Proactive Investors - Rolls-Royce Holdings PLC (LON:RR) is on course to meet profit guidance two years earlier than guidance suggests, UBS analysts anticipate.
Alongside this, the FTSE 100-listed engine manufacturer could surpass free cash flow guidance earlier than expected, the bank said in a note on Wednesday.
Rolls-Royce has guided for pre-tax earnings of £2.5 billion to £2.8 billion by 2027, as well as cash flow of between £2.8 billion and £3.1 billion.
“We do not believe that guidance, as stated, is yet priced in by investors, let alone any upside risks,” UBS analysts noted.

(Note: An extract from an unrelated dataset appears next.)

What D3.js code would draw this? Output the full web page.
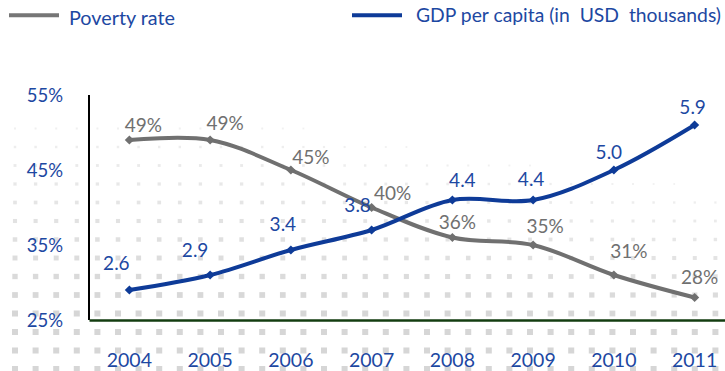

According to the bank’s models, pre-tax earnings should sit at £2.6 billion in 2025 and within the 2027 guidance range two years early.
On an underlying basis, UBS added cash flow could climb to within the 2027 range at between £2.8 billion and £2.9 billion as early as this year.
“Market tailwinds alone suggest 2027 guidance would be conservative, even ignoring expectations of further pricing, efficiency, and potential time on wing improvements,” analysts added, highlighting an expected ramp in engine flying hours ahead.
“We believe 2027 guidance in 2025 is a credible upside scenario if working capital improvements can be made.”
UBS upped Rolls-Royce's share price target from 550p to 640p, implying a 36% upside against Tuesday’s close.